In other words, only by those harsh Nietzschean virtues can beauty be created; but first the cultivator must master his own softness, exercise his own constructive hardness.

I see Christ as the moralised Dionysos; it is with the aid of Caesarean hardness that Christ will be transformed back to Dionysos. But there is no antithesis here; Christ and Dionysos are polarities of the same sphere; Caesar is the star that guides us to the pole of Dionysos.
We can only be worldy if we have explored both poles.

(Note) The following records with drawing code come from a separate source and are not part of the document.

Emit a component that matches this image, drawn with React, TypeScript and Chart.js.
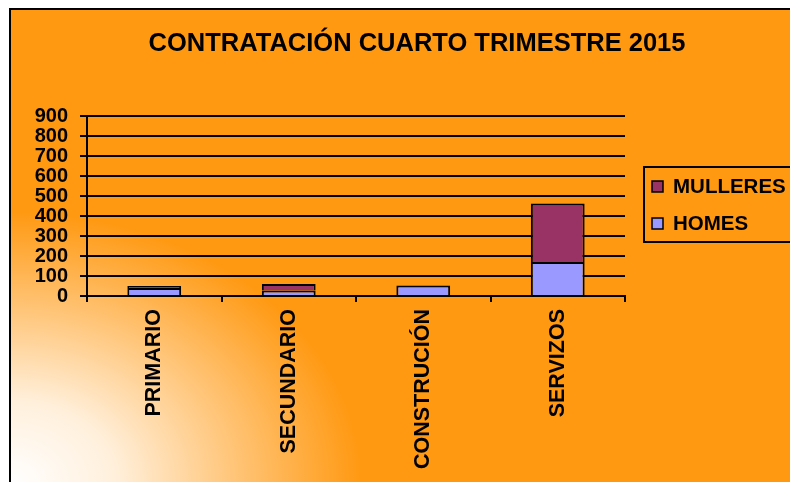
import React, { useEffect, useRef } from "react";
import { Chart, registerables } from "chart.js";

Chart.register(...registerables);

const categories = ["PRIMARIO", "SECUNDARIO", "CONSTRUCIÓN", "SERVIZOS"];
const homes = [40, 28, 52, 170];
const mulleres = [10, 32, 0, 292];
const seriesLabels = ["HOMES", "MULLERES"];
const seriesColors = ["#9999FF", "#993366"];
const yMin = 0;
const yMax = 900;
const yStep = 100;
const titleText = "CONTRATACIÓN CUARTO TRIMESTRE 2015";

const ORANGE = "#FF9912";
const FONT = "'Liberation Sans', Arial, sans-serif";

const bgPlugin = {
  id: "bgPlugin",
  beforeDraw(chart: any) {
    const { ctx, width, height } = chart;
    ctx.save();
    ctx.fillStyle = "#ffffff";
    ctx.fillRect(0, 0, width, height);
    ctx.fillStyle = ORANGE;
    ctx.fillRect(9, 8, width - 9, height - 8);
    // white glow in the bottom-left corner
    ctx.save();
    ctx.beginPath();
    ctx.rect(9, 8, width - 9, height - 8);
    ctx.clip();
    ctx.translate(10, height);
    ctx.scale(1.3, 1);
    const g = ctx.createRadialGradient(0, 0, 0, 0, 0, 270);
    g.addColorStop(0, "rgba(255,255,255,1)");
    g.addColorStop(0.3, "rgba(255,255,255,0.85)");
    g.addColorStop(0.65, "rgba(255,255,255,0.42)");
    g.addColorStop(1, "rgba(255,255,255,0)");
    ctx.fillStyle = g;
    ctx.fillRect(0, -300, 400, 300);
    ctx.restore();
    // border
    ctx.strokeStyle = "#000";
    ctx.lineWidth = 2;
    ctx.beginPath();
    ctx.moveTo(10, height + 2);
    ctx.lineTo(10, 9);
    ctx.lineTo(width + 2, 9);
    ctx.stroke();
    ctx.restore();
  },
  afterDraw(chart: any) {
    const { ctx } = chart;
    ctx.save();
    // title
    ctx.fillStyle = "#000";
    ctx.font = `bold 25.5px ${FONT}`;
    ctx.textAlign = "center";
    ctx.textBaseline = "middle";
    ctx.fillText(titleText, 417, 44);
    // legend
    ctx.strokeStyle = "#000";
    ctx.lineWidth = 2;
    ctx.strokeRect(644, 167, 160, 75);
    const ds = chart.data.datasets;
    const order = [1, 0];
    order.forEach((di: number, i: number) => {
      const y = 181 + i * 37;
      ctx.fillStyle = ds[di].backgroundColor;
      ctx.fillRect(652, y, 11, 11);
      ctx.lineWidth = 1.5;
      ctx.strokeRect(652, y, 11, 11);
      ctx.fillStyle = "#000";
      ctx.font = `bold 20.5px ${FONT}`;
      ctx.textAlign = "left";
      ctx.textBaseline = "middle";
      ctx.fillText(ds[di].label, 673, y + 6);
    });
    ctx.restore();
  },
};

export default function App() {
  const ref = useRef<HTMLCanvasElement>(null);
  useEffect(() => {
    const chart = new Chart(ref.current!, {
      type: "bar",
      data: {
        labels: categories,
        datasets: [
          {
            label: seriesLabels[0],
            data: homes,
            backgroundColor: seriesColors[0],
            borderColor: "#000",
            borderWidth: 2,
            barPercentage: 0.4,
            categoryPercentage: 1,
          },
          {
            label: seriesLabels[1],
            data: mulleres,
            backgroundColor: seriesColors[1],
            borderColor: "#000",
            borderWidth: 2,
            barPercentage: 0.4,
            categoryPercentage: 1,
          },
        ],
      },
      options: {
        animation: false,
        responsive: false,
        layout: { padding: { left: 0, top: 116, right: 165, bottom: 0 } },
        plugins: {
          legend: { display: false },
          title: { display: false },
          tooltip: { enabled: false },
        },
        scales: {
          x: {
            stacked: true,
            afterFit: (s: any) => {
              s.height = 186;
            },
            grid: {
              offset: true,
              drawOnChartArea: false,
              color: "#000",
              lineWidth: 2,
              tickLength: 6,
            },
            border: { display: true, color: "#000", width: 2 },
            ticks: {
              color: "#000",
              font: { family: FONT, weight: "bold", size: 21.5 },
              maxRotation: 90,
              minRotation: 90,
              autoSkip: false,
              padding: 7,
            },
          },
          y: {
            stacked: true,
            min: yMin,
            max: yMax,
            afterFit: (s: any) => {
              s.width = 87;
            },
            grid: { color: "#000", lineWidth: 2, tickLength: 7 },
            border: { display: true, color: "#000", width: 2 },
            ticks: {
              stepSize: yStep,
              autoSkip: false,
              color: "#000",
              font: { family: FONT, weight: "bold", size: 20 },
              padding: 12,
            },
          },
        },
      },
      plugins: [bgPlugin],
    });
    return () => chart.destroy();
  }, []);
  return (
    <div style={{ position: "fixed", left: 0, top: 0, width: 790, height: 482 }}>
      <canvas ref={ref} width={790} height={482} style={{ display: "block" }} />
    </div>
  );
}
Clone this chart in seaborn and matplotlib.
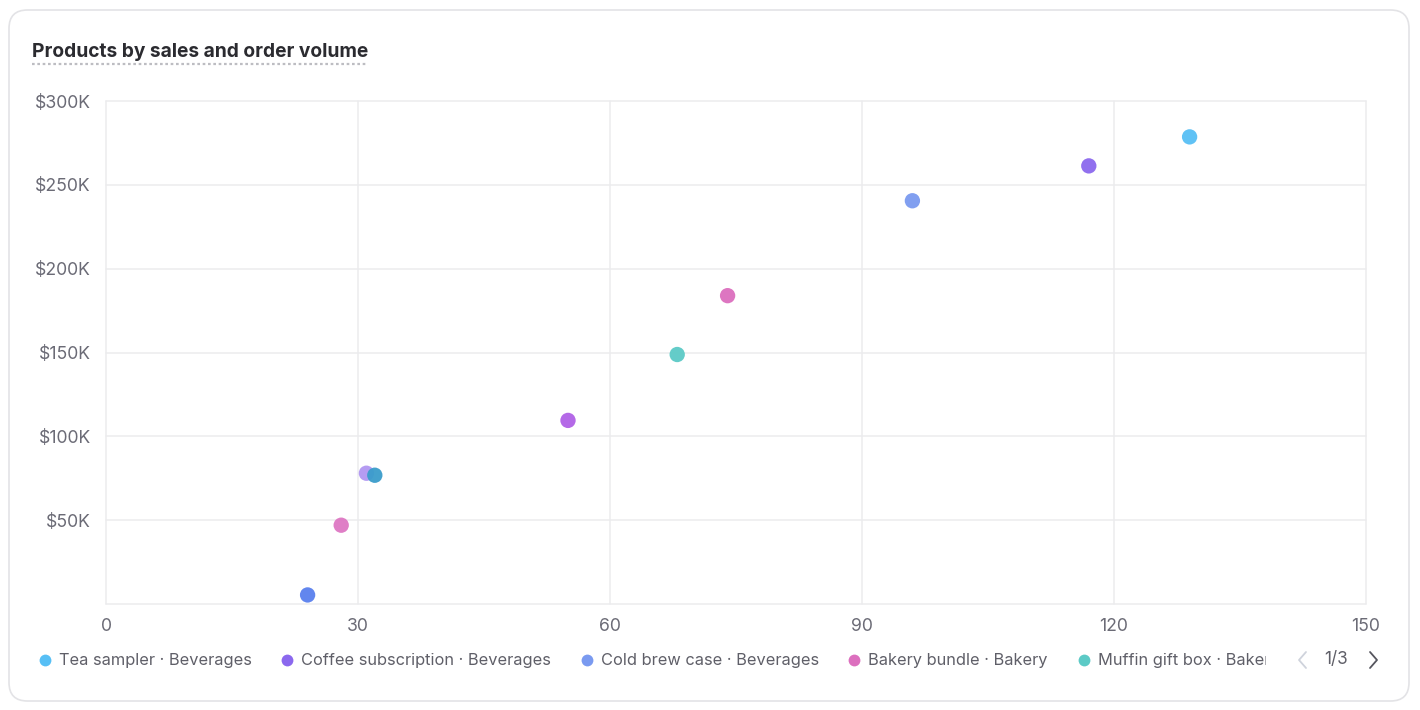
import matplotlib
matplotlib.use("Agg")
import matplotlib.pyplot as plt
import seaborn as sns
import pandas as pd
from matplotlib.patches import FancyBboxPatch, Rectangle
from matplotlib.lines import Line2D
from matplotlib.ticker import FuncFormatter

# ---- data ----
products = ["Tea sampler · Beverages", "Coffee subscription · Beverages",
            "Cold brew case · Beverages", "Bakery bundle · Bakery",
            "Muffin gift box · Bakery", "Item 6", "Item 7", "Item 8",
            "Item 9", "Item 10"]
orders = [129, 117, 96, 74, 68, 55, 31, 32, 28, 24]
sales = [278600, 261300, 240500, 183900, 148800, 109500, 78000, 76800, 47000, 5400]
colors = ["#57BFF5", "#8B68EE", "#7A9AF0", "#DC6FBE", "#5CCAC6",
          "#B061E6", "#B197F2", "#3A9CCB", "#DE77C3", "#5A80EE"]
legend_shown = products[:5]
x_ticks = [0, 30, 60, 90, 120, 150]
y_ticks = [0, 50000, 100000, 150000, 200000, 250000, 300000]

df = pd.DataFrame({"product": products, "orders": orders, "sales": sales})

sns.set_theme(style="white")
plt.rcParams["font.family"] = ["Inter", "DejaVu Sans"]

W, H = 1420, 710
fig = plt.figure(figsize=(W / 100, H / 100), dpi=100)
fig.patch.set_facecolor("white")

def fx(px):
    return px / W

def fy(py):
    return 1 - py / H

# card
card = FancyBboxPatch((fx(9), fy(701)), fx(1409) - fx(9), fy(10) - fy(701),
                      boxstyle="round,pad=0,rounding_size=0.013",
                      transform=fig.transFigure, facecolor="white",
                      edgecolor="#e3e3e6", linewidth=1.2, zorder=0,
                      mutation_aspect=W / H)
fig.add_artist(card)

ax = fig.add_axes([fx(106), fy(604), fx(1366) - fx(106), fy(101) - fy(604)])
ax.set_facecolor("none")

sns.scatterplot(data=df, x="orders", y="sales", hue="product",
                palette=dict(zip(products, colors)), s=122, linewidth=0,
                alpha=0.95, legend=False, ax=ax, zorder=3)

ax.set_xlim(0, 150)
ax.set_ylim(0, 300000)
ax.set_xticks(x_ticks)
ax.set_yticks(y_ticks)
ax.yaxis.set_major_formatter(FuncFormatter(lambda v, p: "" if v == 0 else f"${int(v/1000)}K"))
ax.set_xlabel("")
ax.set_ylabel("")
ax.grid(True, color="#ececee", linewidth=1.1)
for g in ax.get_xgridlines() + ax.get_ygridlines():
    g.set_clip_on(False)
for s in ax.spines.values():
    s.set_visible(False)
ax.tick_params(axis="both", length=0, labelsize=12.7, colors="#6b6b76")
ax.tick_params(axis="y", pad=11)
ax.tick_params(axis="x", pad=10)

# title
fig.text(fx(32), fy(52), "Products by sales and order volume", fontsize=13.8,
         fontweight="bold", color="#2b2b30", ha="left", va="center")
fig.add_artist(Line2D([fx(32), fx(368)], [fy(63.5), fy(63.5)], transform=fig.transFigure,
                      color="#bdbdc2", linewidth=1.6, linestyle=(0, (1.2, 1.2))))

# legend
leg_x = [45, 287, 587, 854, 1084]
clip_rect = Rectangle((0, 0), fx(1266), 1, transform=fig.transFigure)
for name, c, lx in zip(legend_shown, colors, leg_x):
    fig.add_artist(Line2D([fx(lx)], [fy(660)], transform=fig.transFigure, marker="o",
                          markersize=8.5, markerfacecolor=c, markeredgewidth=0,
                          linestyle="none"))
    t = fig.text(fx(lx + 14), fy(660), name, fontsize=11.8, color="#5f5f68",
                 ha="left", va="center")
    t.set_clip_path(clip_rect)

# pagination
fig.add_artist(Line2D([fx(1306), fx(1299), fx(1306)], [fy(652), fy(660), fy(668)],
                      transform=fig.transFigure, color="#cfd3dc", linewidth=1.3))
fig.text(fx(1336), fy(660), "1/3", fontsize=12.3, color="#5f5f68", ha="center", va="center")
fig.add_artist(Line2D([fx(1370), fx(1377), fx(1370)], [fy(652), fy(660), fy(668)],
                      transform=fig.transFigure, color="#55555e", linewidth=1.3))

fig.savefig("out.png", dpi=100, facecolor="white")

But this is not enough; the profundity of the quote is barely touched;it is merely introduced. We need to know more of what it means to be a Caesar type and a Christ type. We all know of Caesar's military genius, his mastering of Rome; but listen to what Belloc says here;
"The Roman Empire might have remained, and so one would think it naturally would have remained, a Mediterranean thing, but for that capital experiment which has determined all future history--Julius Caesar's conquest of Gaul--Gaul, the mass of which lay north, Continental, exterior to the Mediterranean: Gaul which linked up with the Atlantic and the North Sea: Gaul which lived by the tides: Gaul which was to be the foundation of things to come. It was this experiment--the Roman Conquest of Gaul--and its success which opened the ancient and immemmorial culture of the Mediterranean to the world. It was a revolution which for rapidity and completeness has no parallel". [H.Belloc, 'Europe and the Faith']

Today we may not appreciate what Caesar's conquest means for world history.
It was a transformation in itself which made possible Christ's transformation of world religion. The Christ Souled Roman Caesar would then conquer the world both materially and spiritually; totally.